- WRITTEN INSTRUCTION:
Check every line below for the word "page" and show those that hold it.
--- begin ---
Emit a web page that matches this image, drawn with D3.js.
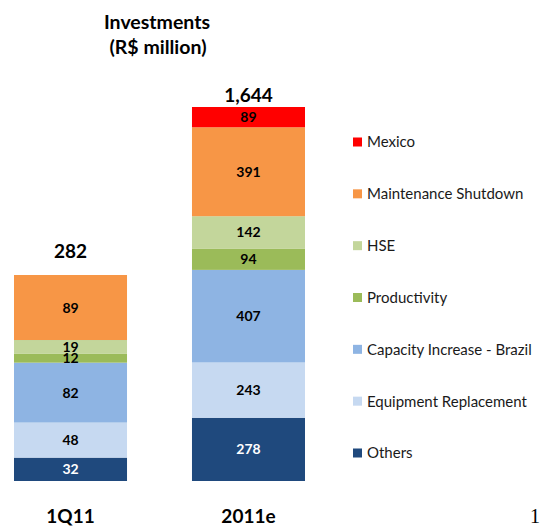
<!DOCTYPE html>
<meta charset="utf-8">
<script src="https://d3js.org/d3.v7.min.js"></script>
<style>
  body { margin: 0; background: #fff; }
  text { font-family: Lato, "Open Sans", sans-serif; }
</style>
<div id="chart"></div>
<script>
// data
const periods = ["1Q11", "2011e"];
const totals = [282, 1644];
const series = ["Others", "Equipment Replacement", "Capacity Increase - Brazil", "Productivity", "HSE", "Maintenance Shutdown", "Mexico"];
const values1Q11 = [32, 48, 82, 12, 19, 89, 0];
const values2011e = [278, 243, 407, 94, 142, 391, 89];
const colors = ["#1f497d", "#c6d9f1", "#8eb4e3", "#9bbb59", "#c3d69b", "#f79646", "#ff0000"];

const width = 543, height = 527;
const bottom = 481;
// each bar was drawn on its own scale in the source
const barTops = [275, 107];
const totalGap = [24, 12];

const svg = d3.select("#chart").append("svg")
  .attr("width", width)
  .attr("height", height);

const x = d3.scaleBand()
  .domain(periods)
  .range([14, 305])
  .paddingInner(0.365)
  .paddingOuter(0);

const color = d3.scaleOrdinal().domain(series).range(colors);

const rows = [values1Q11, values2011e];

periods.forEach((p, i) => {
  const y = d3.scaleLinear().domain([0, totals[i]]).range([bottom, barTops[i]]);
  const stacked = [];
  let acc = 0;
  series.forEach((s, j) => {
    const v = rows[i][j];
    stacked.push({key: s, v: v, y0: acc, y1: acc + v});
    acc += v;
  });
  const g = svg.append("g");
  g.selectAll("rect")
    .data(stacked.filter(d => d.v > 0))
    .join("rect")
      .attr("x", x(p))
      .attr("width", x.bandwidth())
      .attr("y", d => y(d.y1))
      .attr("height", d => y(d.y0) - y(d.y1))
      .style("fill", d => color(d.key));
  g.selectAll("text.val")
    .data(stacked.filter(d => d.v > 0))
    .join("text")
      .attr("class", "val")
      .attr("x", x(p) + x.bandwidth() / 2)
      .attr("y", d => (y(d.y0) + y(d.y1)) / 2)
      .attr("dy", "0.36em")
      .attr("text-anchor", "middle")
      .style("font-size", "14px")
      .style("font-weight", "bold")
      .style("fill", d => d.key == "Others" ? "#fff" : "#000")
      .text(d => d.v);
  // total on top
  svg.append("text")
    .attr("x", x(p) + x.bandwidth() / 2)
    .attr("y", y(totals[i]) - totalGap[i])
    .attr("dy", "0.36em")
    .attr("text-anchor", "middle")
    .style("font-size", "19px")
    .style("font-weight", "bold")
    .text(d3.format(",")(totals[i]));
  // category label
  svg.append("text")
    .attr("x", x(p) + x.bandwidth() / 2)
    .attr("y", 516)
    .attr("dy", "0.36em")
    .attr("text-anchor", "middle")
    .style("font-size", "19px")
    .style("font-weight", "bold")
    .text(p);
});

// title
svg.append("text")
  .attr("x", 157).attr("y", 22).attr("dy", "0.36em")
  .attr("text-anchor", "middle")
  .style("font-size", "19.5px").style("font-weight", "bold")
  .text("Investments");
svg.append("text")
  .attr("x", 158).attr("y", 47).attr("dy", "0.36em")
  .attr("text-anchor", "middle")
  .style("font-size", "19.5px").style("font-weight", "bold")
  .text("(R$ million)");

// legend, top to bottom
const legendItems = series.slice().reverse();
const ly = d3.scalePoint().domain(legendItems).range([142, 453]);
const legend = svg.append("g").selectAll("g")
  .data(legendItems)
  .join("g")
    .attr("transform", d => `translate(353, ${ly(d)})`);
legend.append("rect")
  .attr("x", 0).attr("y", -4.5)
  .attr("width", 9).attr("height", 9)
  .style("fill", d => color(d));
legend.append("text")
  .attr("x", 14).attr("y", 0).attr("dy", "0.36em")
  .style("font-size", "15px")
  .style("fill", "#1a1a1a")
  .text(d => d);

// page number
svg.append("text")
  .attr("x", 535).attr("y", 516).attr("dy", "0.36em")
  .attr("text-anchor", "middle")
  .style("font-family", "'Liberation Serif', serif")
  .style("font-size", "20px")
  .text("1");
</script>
--- end ---
- EXERCISE OUTPUT:
Emit a web page that matches this image, drawn with D3.js.
// page number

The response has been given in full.